What the task asks:
From the listing below, return each line that includes "this".

(Plotting code records)

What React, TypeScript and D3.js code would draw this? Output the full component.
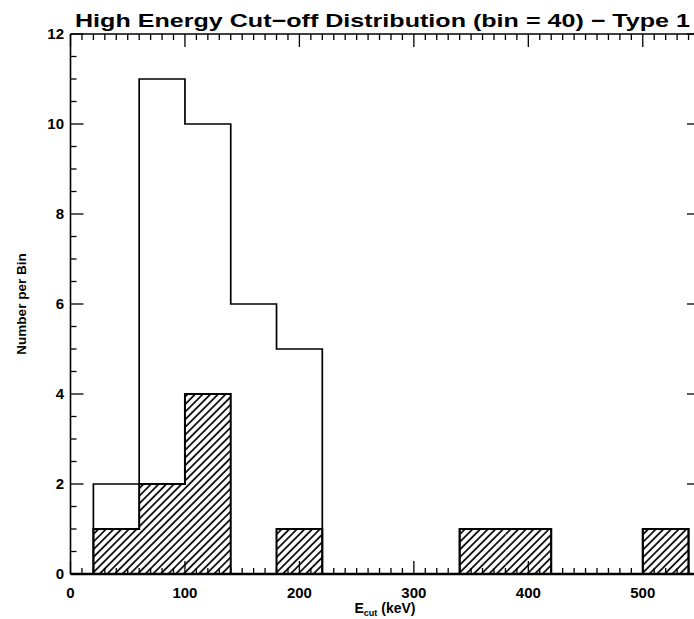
import React from "react";
import * as d3 from "d3";

const binStarts = [20, 60, 100, 140, 180, 220, 260, 300, 340, 380, 420, 460, 500];
const binWidth = 40;
const totalCounts = [2, 11, 10, 6, 5, 0, 0, 0, 1, 1, 0, 0, 1];
const hatchedCounts = [1, 2, 4, 0, 1, 0, 0, 0, 1, 1, 0, 0, 1];
const xMajorTicks = [0, 100, 200, 300, 400, 500];
const yMajorTicks = [0, 2, 4, 6, 8, 10, 12];
const titleText = "High Energy Cut\u2212off Distribution (bin = 40) \u2212 Type 1";
const yLabel = "Number per Bin";

const W = 694;
const H = 619;
const left = 70.5;
const right = 700;
const top = 34;
const bottom = 574;

export default function App() {
  const x = d3.scaleLinear().domain([0, 550]).range([left, right]);
  const y = d3.scaleLinear().domain([0, 12]).range([bottom, top]);

  const stepPts = (counts: number[]) => {
    const pts: [number, number][] = [[binStarts[0], 0]];
    counts.forEach((c, i) => {
      pts.push([binStarts[i], c]);
      pts.push([binStarts[i] + binWidth, c]);
    });
    pts.push([binStarts[binStarts.length - 1] + binWidth, 0]);
    return pts;
  };
  const line = d3
    .line<[number, number]>()
    .x((d) => x(d[0]))
    .y((d) => y(d[1]));

  const xMinor = d3.range(0, 551, 10).filter((v) => v % 100 !== 0);
  const yMinor = d3.range(0, 12.01, 0.5).filter((v) => v % 2 !== 0);

  const font = "'Liberation Sans', Arial, sans-serif";
  const majorLen = 13;
  const minorLen = 6;

  return (
    <svg width={W} height={H} style={{ position: "absolute", left: 0, top: 0, background: "#fff" }}>
      <defs>
        <pattern id="hatch" patternUnits="userSpaceOnUse" width={5.4} height={10} patternTransform="rotate(45)">
          <line x1={1} y1={-2} x2={1} y2={12} stroke="#000" strokeWidth={1.7} />
        </pattern>
      </defs>
      <rect x={0} y={0} width={W} height={H} fill="#fff" />

      {hatchedCounts.map((c, i) =>
        c > 0 ? (
          <rect
            key={"h" + i}
            x={x(binStarts[i])}
            y={y(c)}
            width={x(binStarts[i] + binWidth) - x(binStarts[i])}
            height={y(0) - y(c)}
            fill="url(#hatch)"
          />
        ) : null
      )}
      <path d={line(stepPts(hatchedCounts)) || ""} fill="none" stroke="#000" strokeWidth={2} />
      <path d={line(stepPts(totalCounts)) || ""} fill="none" stroke="#000" strokeWidth={1.7} />

      <line x1={left} x2={left} y1={top} y2={bottom} stroke="#000" strokeWidth={1.6} />
      <line x1={right} x2={right} y1={top} y2={bottom} stroke="#000" strokeWidth={1.6} />
      <line x1={left} x2={right} y1={top} y2={top} stroke="#000" strokeWidth={1.6} />
      <line x1={left} x2={right} y1={bottom} y2={bottom} stroke="#000" strokeWidth={2.5} />

      {xMajorTicks.map((v) => (
        <g key={"xm" + v}>
          <line x1={x(v)} x2={x(v)} y1={bottom} y2={bottom - majorLen} stroke="#000" strokeWidth={1.3} />
          <line x1={x(v)} x2={x(v)} y1={top} y2={top + majorLen} stroke="#000" strokeWidth={1.3} />
          <text x={x(v)} y={598} textAnchor="middle" fontFamily={font} fontWeight="bold" fontSize={15}>
            {v}
          </text>
        </g>
      ))}
      {xMinor.map((v) => (
        <g key={"xn" + v}>
          <line x1={x(v)} x2={x(v)} y1={bottom} y2={bottom - minorLen} stroke="#000" strokeWidth={1.3} />
          <line x1={x(v)} x2={x(v)} y1={top} y2={top + minorLen} stroke="#000" strokeWidth={1.3} />
        </g>
      ))}

      {yMajorTicks.map((v) => (
        <g key={"ym" + v}>
          <line x1={left} x2={left + majorLen} y1={y(v)} y2={y(v)} stroke="#000" strokeWidth={1.3} />
          <line x1={right} x2={right - majorLen} y1={y(v)} y2={y(v)} stroke="#000" strokeWidth={1.3} />
          <text x={64} y={y(v) + 5} textAnchor="end" fontFamily={font} fontWeight="bold" fontSize={15}>
            {v}
          </text>
        </g>
      ))}
      {yMinor.map((v) => (
        <g key={"yn" + v}>
          <line x1={left} x2={left + minorLen} y1={y(v)} y2={y(v)} stroke="#000" strokeWidth={1.3} />
          <line x1={right} x2={right - minorLen} y1={y(v)} y2={y(v)} stroke="#000" strokeWidth={1.3} />
        </g>
      ))}

      <text
        x={75}
        y={27}
        fontFamily={font}
        fontWeight="bold"
        fontSize={19}
        textLength={615}
        lengthAdjust="spacingAndGlyphs"
      >
        {titleText}
      </text>

      <text x={385} y={613} textAnchor="middle" fontFamily={font} fontWeight="bold" fontSize={14}>
        E
        <tspan fontSize={9} dy={3}>cut</tspan>
        <tspan dy={-3}> (keV)</tspan>
      </text>

      <text
        transform={`translate(26, ${(top + bottom) / 2}) rotate(-90)`}
        textAnchor="middle"
        fontFamily={font}
        fontWeight="bold"
        fontSize={13.5}
      >
        {yLabel}
      </text>
    </svg>
  );
}
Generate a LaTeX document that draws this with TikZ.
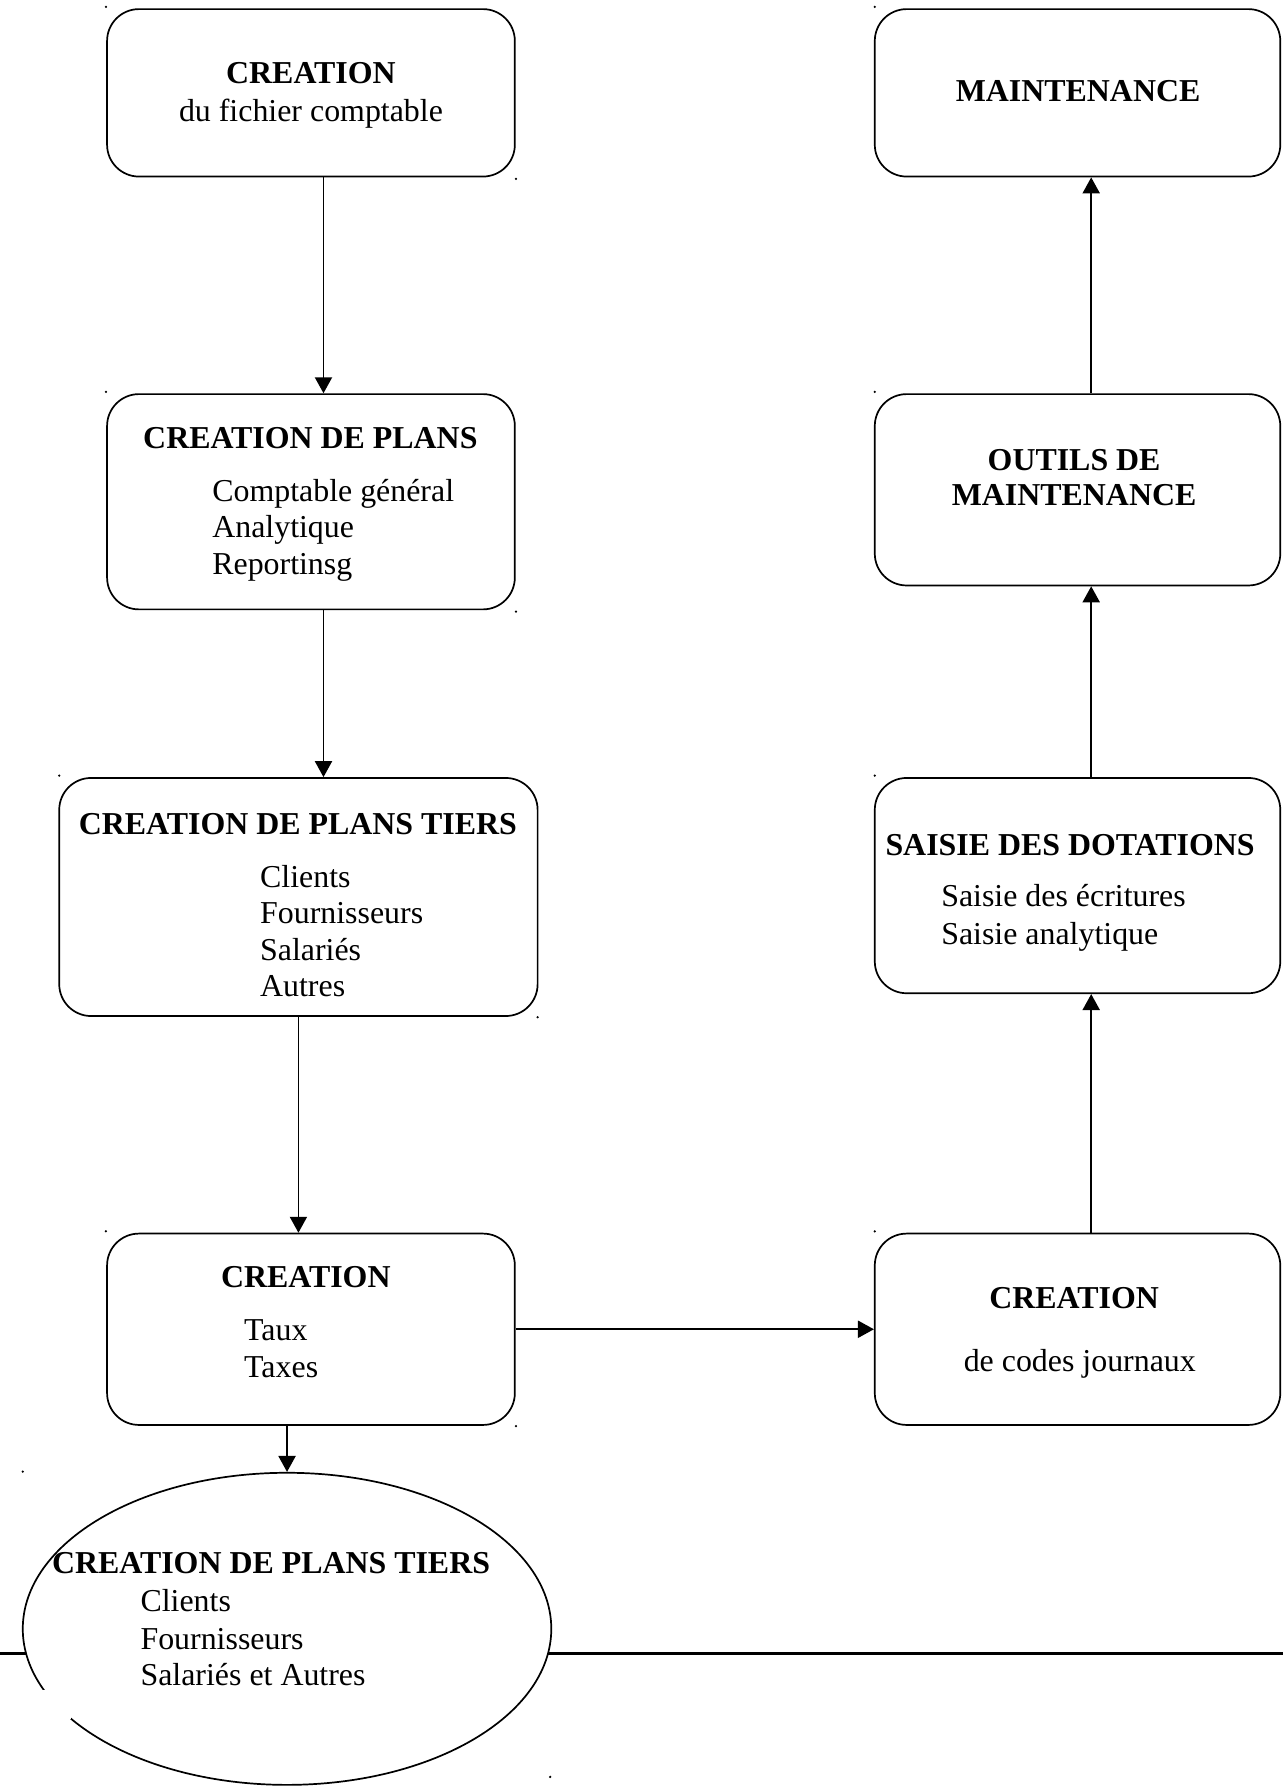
\documentclass[tikz,border=0pt]{standalone}
\usepackage{fontspec}
\setmainfont{Liberation Serif}
\usetikzlibrary{arrows.meta,shapes.geometric}

\begin{document}
\begin{tikzpicture}[x=0.5pt,y=-0.5pt,
  every node/.style={inner sep=0pt,font=\fontsize{14pt}{16pt}\selectfont},
  box/.style={draw,line width=0.75pt,rounded corners=14pt},
  title/.style={anchor=base,font=\fontsize{14pt}{16pt}\selectfont\bfseries},
  item/.style={anchor=base west},
  line/.style={anchor=base},
  arr/.style={line width=0.75pt,-{Triangle[length=7pt,width=7.5pt]}}]
\useasboundingbox (0,0) rectangle (1126,1568);
\coordinate (railL) at (0,1452);
\coordinate (railR) at (1126,1452);
\draw [line width=1.3pt] (railL) -- (railR);
\node [box,minimum width=179pt,minimum height=73.5pt] (b1) at (273,81.5) {};
\node [title] (b1t) at (273,73) {CREATION};
\node [line] (b1a) at (273,107) {du fichier comptable};
\node [box,minimum width=179pt,minimum height=94.5pt] (b2) at (273,440.5) {};
\node [title] (b2t) at (272.5,394) {CREATION DE PLANS};
\node [item] (b2a) at (186,440) {Comptable général};
\node [item] (b2b) at (186,472) {Analytique};
\node [item] (b2c) at (186,504) {Reportinsg};
\node [box,minimum width=210pt,minimum height=104.5pt] (b3) at (262,787.5) {};
\node [title] (b3t) at (261.5,733) {CREATION DE PLANS TIERS};
\node [item] (b3a) at (228,779) {Clients};
\node [item] (b3b) at (228,811) {Fournisseurs};
\node [item] (b3c) at (228,843) {Salariés};
\node [item] (b3d) at (228,875) {Autres};
\node [box,minimum width=179pt,minimum height=84pt] (b4) at (273,1167) {};
\node [title] (b4t) at (268.5,1130) {CREATION};
\node [item] (b4a) at (214,1177) {Taux};
\node [item] (b4b) at (214,1209) {Taxes};
\node [box,minimum width=178pt,minimum height=84pt] (b5) at (946,1167) {};
\node [title] (b5t) at (943,1149) {CREATION};
\node [line] (b5a) at (948,1204) {de codes journaux};
\node [box,minimum width=178pt,minimum height=94.5pt] (b6) at (946,777.5) {};
\node [title] (b6t) at (939.5,751) {SAISIE DES DOTATIONS};
\node [item] (b6a) at (826,796) {Saisie des écritures};
\node [item] (b6b) at (826,829) {Saisie analytique};
\node [box,minimum width=178pt,minimum height=84pt] (b7) at (946,430) {};
\node [title] (b7t) at (943,413) {OUTILS DE};
\node [title] (b7u) at (943,444) {MAINTENANCE};
\node [box,minimum width=178pt,minimum height=73.5pt] (b8) at (946,81.5) {};
\node [title] (b8t) at (946.5,89) {MAINTENANCE};
\node [ellipse,draw,line width=0.75pt,fill=white,minimum width=232pt,minimum height=137pt] (ell) at (252,1430) {};
\fill [white] (35,1484) rectangle (62,1509);
\node [title] (ellt) at (238,1381) {CREATION DE PLANS TIERS};
\node [item] (ella) at (123,1415) {Clients};
\node [item] (ellb) at (123,1448) {Fournisseurs};
\node [item] (ellc) at (123,1480) {Salariés et Autres};
\draw [arr] ([xshift=5.5pt]b1.south) -- ([xshift=5.5pt]b2.north);
\draw [arr] ([xshift=5.5pt]b2.south) -- ([xshift=11pt]b3.north);
\draw [arr] (b3.south) -- ([xshift=-5.5pt]b4.north);
\draw [arr] ([xshift=-10.5pt]b4.south) -- (ell.north);
\draw [arr] (b4.east) -- (b5.west);
\draw [arr] ([xshift=6pt]b5.north) -- ([xshift=6pt]b6.south);
\draw [arr] ([xshift=6pt]b6.north) -- ([xshift=6pt]b7.south);
\draw [arr] ([xshift=6pt]b7.north) -- ([xshift=6pt]b8.south);
\foreach \p in {(93,6),(453,157),(93,344),(453,537),(52,681),(472,893),(93,1081),(453,1252),(768,6),(768,344),(768,681),(768,1081),(20,1292),(483,1560)}
  \fill \p circle (1.1);
\end{tikzpicture}
\end{document}
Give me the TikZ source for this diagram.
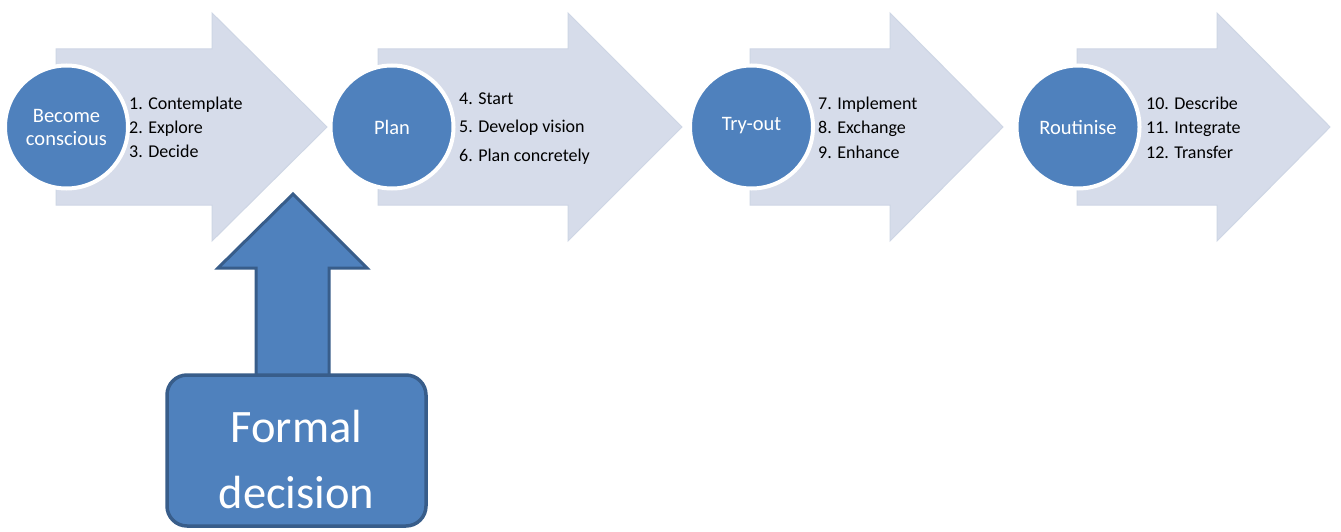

Solution to the problem:
What React, TypeScript and D3.js code would draw this? Output the full component.
Generate a LaTeX document that draws this with TikZ.
Give me the TikZ source for this diagram.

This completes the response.